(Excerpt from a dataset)
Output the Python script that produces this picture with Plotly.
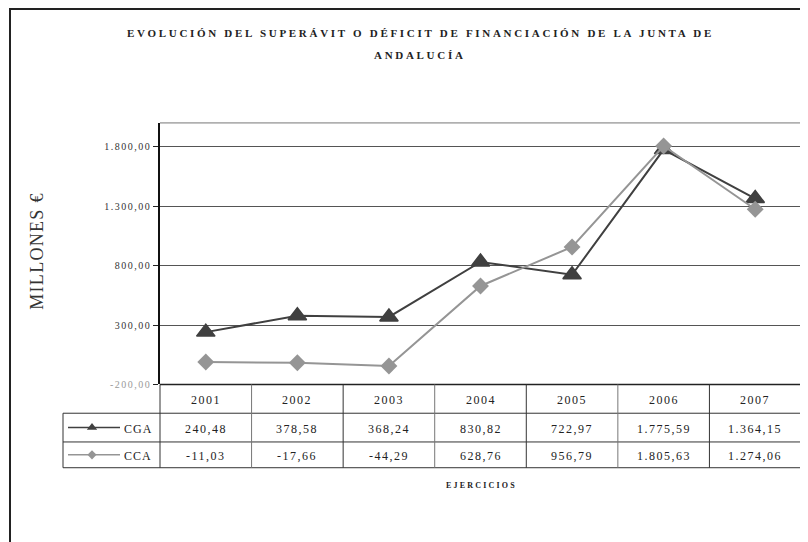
import plotly.graph_objects as go

# data
years = ["2001", "2002", "2003", "2004", "2005", "2006", "2007"]
cga = [240.48, 378.58, 368.24, 830.82, 722.97, 1775.59, 1364.15]
cca = [-11.03, -17.66, -44.29, 628.76, 956.79, 1805.63, 1274.06]
y_ticks = [-200, 300, 800, 1300, 1800]

W, H = 808, 542
OFF = 8  # page body margin in the browser
FONT = "Liberation Serif"
DARK = "#404040"
LIGHT = "#959595"

# plot area / table geometry in pixels (as seen on the page)
PL, PR, PT, PB = 160, 801, 124, 388
LEG_L = 63
ROWS = [388, 417, 446, 472]


def px(x):
    return (x - OFF) / W


def py(y):
    return 1 - (y - OFF) / H


def es(v):
    # spanish number format: 1.234,56
    s = f"{v:,.2f}"
    return s.replace(",", "X").replace(".", ",").replace("X", ".")


def spaced(s, sp):
    return f"<span style='letter-spacing:{sp}px'>{s}</span>"


fig = go.Figure()

fig.add_trace(go.Scatter(
    x=years, y=cga, name="CGA", mode="lines+markers",
    line=dict(color=DARK, width=2),
    marker=dict(symbol="triangle-up", size=16, color=DARK, line=dict(color=DARK, width=1.5)),
))
fig.add_trace(go.Scatter(
    x=years, y=cca, name="CCA", mode="lines+markers",
    line=dict(color=LIGHT, width=2),
    marker=dict(symbol="diamond", size=13, color=LIGHT),
))

shapes = []
annotations = []


def hline(x0, x1, y, color="#333", width=1):
    shapes.append(dict(type="line", xref="paper", yref="paper",
                       x0=px(x0), x1=px(x1), y0=py(y), y1=py(y),
                       line=dict(color=color, width=width)))


def vline(x, y0, y1, color="#333", width=1):
    shapes.append(dict(type="line", xref="paper", yref="paper",
                       x0=px(x), x1=px(x), y0=py(y0), y1=py(y1),
                       line=dict(color=color, width=width)))


def text(x, y, s, size=12, color="#222", bold=False, xanchor="center", sp=1):
    annotations.append(dict(x=px(x), y=py(y), xref="paper", yref="paper",
                            text=spaced(s, sp), showarrow=False, xanchor=xanchor, yanchor="middle",
                            font=dict(family=FONT, size=size, color=color,
                                      weight="bold" if bold else "normal")))


# outer chart frame
shapes.append(dict(type="rect", xref="paper", yref="paper",
                   x0=px(10), x1=px(840), y0=py(9), y1=py(580),
                   line=dict(color="#222", width=2)))
# plot area border (top/right)
hline(PL, PR, PT, color="#777")
vline(PR, PT, PB, color="#777")

# data table
col_w = (PR - PL) / len(years)
hline(PL, PR, ROWS[0], color="#222", width=1.5)
for r in ROWS[1:]:
    hline(LEG_L, PR, r, color="#333")
vline(LEG_L, ROWS[1], ROWS[3], color="#333")
for i in range(len(years) + 1):
    vline(PL + i * col_w, ROWS[0], ROWS[3], color="#333" if i % 2 == 0 else "#777")

for i, yr in enumerate(years):
    cx = PL + (i + 0.5) * col_w
    text(cx, (ROWS[0] + ROWS[1]) / 2 + 1, yr, size=12, sp=1.5)
    text(cx, (ROWS[1] + ROWS[2]) / 2 + 1, es(cga[i]), size=12, sp=1.5)
    text(cx, (ROWS[2] + ROWS[3]) / 2 + 1, es(cca[i]), size=12, sp=1.5)

text(122, (ROWS[1] + ROWS[2]) / 2 + 1, "CGA", xanchor="left", size=12, sp=1)
text(122, (ROWS[2] + ROWS[3]) / 2 + 1, "CCA", xanchor="left", size=12, sp=1)

# legend keys inside the table (extra axes in page pixel units)
for name, r, color, sym, size in [("CGA", 1, DARK, "triangle-up", 9), ("CCA", 2, LIGHT, "diamond", 7)]:
    cy = (ROWS[r] + ROWS[r + 1]) / 2
    fig.add_trace(go.Scatter(
        x=[68, 120], y=[cy, cy], mode="lines", xaxis="x2", yaxis="y2",
        line=dict(color=color, width=1.5), hoverinfo="skip", showlegend=False))
    fig.add_trace(go.Scatter(
        x=[92], y=[cy], mode="markers", xaxis="x2", yaxis="y2",
        marker=dict(symbol=sym, size=size, color=color), hoverinfo="skip", showlegend=False))

# titles
text(420, 33, "EVOLUCIÓN DEL SUPERÁVIT O DÉFICIT DE FINANCIACIÓN DE LA JUNTA DE", size=11, bold=True, sp=2.7)
text(420, 55, "ANDALUCÍA", size=11, bold=True, sp=2.7)
text(481, 490, "EJERCICIOS", size=8, bold=True, sp=2.2)
annotations.append(dict(x=px(37), y=py(253), xref="paper", yref="paper",
                        text=spaced("MILLONES €", 1.3), showarrow=False, textangle=-90,
                        xanchor="center", yanchor="middle",
                        font=dict(family=FONT, size=18, color="#333")))

tick_text = [spaced(f"<span style='fill:#999'>{es(v)}</span>", 1.5) if v < 0 else spaced(es(v), 1.5)
             for v in y_ticks]

fig.update_layout(
    width=W, height=H,
    margin=dict(l=0, r=0, t=0, b=0),
    paper_bgcolor="white", plot_bgcolor="rgba(0,0,0,0)",
    showlegend=False,
    shapes=shapes, annotations=annotations,
    xaxis=dict(domain=[px(PL), px(PR)], type="category", range=[-0.5, 6.5],
               showticklabels=False, showgrid=False, zeroline=False, ticks=""),
    yaxis=dict(domain=[py(PB), py(PT)], range=[-200, 2000],
               tickvals=y_ticks, ticktext=tick_text,
               ticks="outside", ticklen=5, tickcolor="#222",
               showline=True, linecolor="#111", linewidth=1.5,
               showgrid=True, gridcolor="#555", gridwidth=1, zeroline=False,
               tickfont=dict(family=FONT, size=10, color="#333")),
    xaxis2=dict(domain=[0, 1], range=[OFF, W + OFF], visible=False, fixedrange=True,
                anchor="y2"),
    yaxis2=dict(domain=[0, 1], range=[H + OFF, OFF], visible=False, fixedrange=True,
                anchor="x2"),
)

fig.write_html("out.html")
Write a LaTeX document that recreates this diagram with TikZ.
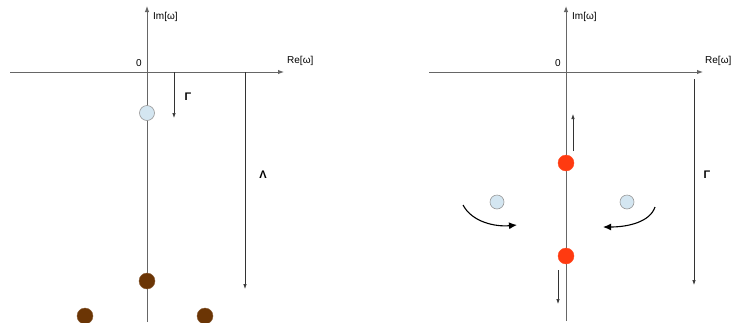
\documentclass[tikz,border=0pt]{standalone}
\usepackage{fontspec}
\setmainfont{Liberation Sans}
\usetikzlibrary{arrows.meta}
\definecolor{lblue}{HTML}{D4E6F1}
\definecolor{dotbrown}{HTML}{6B3505}
\definecolor{dotred}{HTML}{FF3A10}
\begin{document}
\begin{tikzpicture}[x=1pt,y=-1pt,
  axisline/.style={draw=black!60, line width=1pt, -{Latex[length=6pt,width=4.5pt]}},
  markarrow/.style={draw=black!80, line width=0.7pt, -{Latex[length=5pt,width=3.5pt]}},
  curvearrow/.style={draw=black, line width=1.1pt, -{Latex[length=8pt,width=7pt]}},
  bluedot/.style={circle, fill=lblue, draw=black!40, line width=0.6pt, minimum size=15pt, inner sep=0pt},
  browndot/.style={circle, fill=dotbrown, draw=dotbrown!80!white, minimum size=16pt, inner sep=0pt},
  reddot/.style={circle, fill=dotred, draw=dotred!90!white, minimum size=16pt, inner sep=0pt},
  axlabel/.style={font=\fontsize{10}{11}\selectfont, inner sep=1pt},
  greek/.style={font=\fontsize{11}{12}\selectfont\bfseries, inner sep=1pt}
]
\useasboundingbox (0,0) rectangle (734,322);

% ---------- left panel ----------
\coordinate (Lxs) at (10,72);
\coordinate (Lxe) at (284,72);
\coordinate (Lys) at (147,322);
\coordinate (Lye) at (147,6);
\draw[axisline] (Lxs) -- (Lxe);
\draw[axisline] (Lys) -- (Lye);
\node[axlabel, anchor=west] (Lim) at (152,17) {Im[ω]};
\node[axlabel] (Lzero) at (139,63) {0};
\node[axlabel, anchor=west] (Lre) at (286,61) {Re[ω]};

\coordinate (Lg1) at (174,72);
\coordinate (Lg2) at (174,118);
\draw[markarrow] (Lg1) -- (Lg2);
\node[greek] (LG) at (188,97) {Γ};

\coordinate (Ll1) at (245,72);
\coordinate (Ll2) at (245,289);
\draw[markarrow] (Ll1) -- (Ll2);
\node[greek] (LL) at (263,175) {Λ};

\node[bluedot] (Lb) at (147,113) {};
\node[browndot] (Bc) at (147,281) {};
\node[browndot] (Bl) at (85,316) {};
\node[browndot] (Br) at (205,316) {};

% ---------- right panel ----------
\coordinate (Rxs) at (429,72);
\coordinate (Rxe) at (703,72);
\coordinate (Rys) at (566,321);
\coordinate (Rye) at (566,6);
\draw[axisline] (Rxs) -- (Rxe);
\draw[axisline] (Rys) -- (Rye);
\node[axlabel, anchor=west] (Rim) at (571,17) {Im[ω]};
\node[axlabel] (Rzero) at (558,63) {0};
\node[axlabel, anchor=west] (Rre) at (704,61) {Re[ω]};

\coordinate (Rg1) at (694,79);
\coordinate (Rg2) at (694,285);
\draw[markarrow] (Rg1) -- (Rg2);
\node[greek] (RG) at (707,175) {Γ};

\node[reddot] (R1) at (566,163) {};
\node[reddot] (R2) at (566,256) {};

\coordinate (Ru1) at (573,151);
\coordinate (Ru2) at (573,114);
\draw[markarrow] (Ru1) -- (Ru2);
\coordinate (Rd1) at (558,270);
\coordinate (Rd2) at (558,304);
\draw[markarrow] (Rd1) -- (Rd2);

\node[bluedot, minimum size=14pt] (Rbl) at (497,202) {};
\node[bluedot, minimum size=14pt] (Rbr) at (627,202) {};

\coordinate (Ca1) at (463,205);
\coordinate (Ca2) at (517,225);
\draw[curvearrow] (Ca1) .. controls (472,222) and (495,227) .. (Ca2);
\coordinate (Cb1) at (655,207);
\coordinate (Cb2) at (603,227);
\draw[curvearrow] (Cb1) .. controls (650,222) and (628,227) .. (Cb2);
\end{tikzpicture}
\end{document}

__WORK REQUIRED__
Leave the pictures out and copy exactly the lines from the one with "Write a LaTeX" through the one with "(RG) at (707,175)", nothing more.

__ANSWER FOR THIS EXERCISE__
Write a LaTeX document that recreates this diagram with TikZ.
\documentclass[tikz,border=0pt]{standalone}
\usepackage{fontspec}
\setmainfont{Liberation Sans}
\usetikzlibrary{arrows.meta}
\definecolor{lblue}{HTML}{D4E6F1}
\definecolor{dotbrown}{HTML}{6B3505}
\definecolor{dotred}{HTML}{FF3A10}
\begin{document}
\begin{tikzpicture}[x=1pt,y=-1pt,
  axisline/.style={draw=black!60, line width=1pt, -{Latex[length=6pt,width=4.5pt]}},
  markarrow/.style={draw=black!80, line width=0.7pt, -{Latex[length=5pt,width=3.5pt]}},
  curvearrow/.style={draw=black, line width=1.1pt, -{Latex[length=8pt,width=7pt]}},
  bluedot/.style={circle, fill=lblue, draw=black!40, line width=0.6pt, minimum size=15pt, inner sep=0pt},
  browndot/.style={circle, fill=dotbrown, draw=dotbrown!80!white, minimum size=16pt, inner sep=0pt},
  reddot/.style={circle, fill=dotred, draw=dotred!90!white, minimum size=16pt, inner sep=0pt},
  axlabel/.style={font=\fontsize{10}{11}\selectfont, inner sep=1pt},
  greek/.style={font=\fontsize{11}{12}\selectfont\bfseries, inner sep=1pt}
]
\useasboundingbox (0,0) rectangle (734,322);

% ---------- left panel ----------
\coordinate (Lxs) at (10,72);
\coordinate (Lxe) at (284,72);
\coordinate (Lys) at (147,322);
\coordinate (Lye) at (147,6);
\draw[axisline] (Lxs) -- (Lxe);
\draw[axisline] (Lys) -- (Lye);
\node[axlabel, anchor=west] (Lim) at (152,17) {Im[ω]};
\node[axlabel] (Lzero) at (139,63) {0};
\node[axlabel, anchor=west] (Lre) at (286,61) {Re[ω]};

\coordinate (Lg1) at (174,72);
\coordinate (Lg2) at (174,118);
\draw[markarrow] (Lg1) -- (Lg2);
\node[greek] (LG) at (188,97) {Γ};

\coordinate (Ll1) at (245,72);
\coordinate (Ll2) at (245,289);
\draw[markarrow] (Ll1) -- (Ll2);
\node[greek] (LL) at (263,175) {Λ};

\node[bluedot] (Lb) at (147,113) {};
\node[browndot] (Bc) at (147,281) {};
\node[browndot] (Bl) at (85,316) {};
\node[browndot] (Br) at (205,316) {};

% ---------- right panel ----------
\coordinate (Rxs) at (429,72);
\coordinate (Rxe) at (703,72);
\coordinate (Rys) at (566,321);
\coordinate (Rye) at (566,6);
\draw[axisline] (Rxs) -- (Rxe);
\draw[axisline] (Rys) -- (Rye);
\node[axlabel, anchor=west] (Rim) at (571,17) {Im[ω]};
\node[axlabel] (Rzero) at (558,63) {0};
\node[axlabel, anchor=west] (Rre) at (704,61) {Re[ω]};

\coordinate (Rg1) at (694,79);
\coordinate (Rg2) at (694,285);
\draw[markarrow] (Rg1) -- (Rg2);
\node[greek] (RG) at (707,175) {Γ};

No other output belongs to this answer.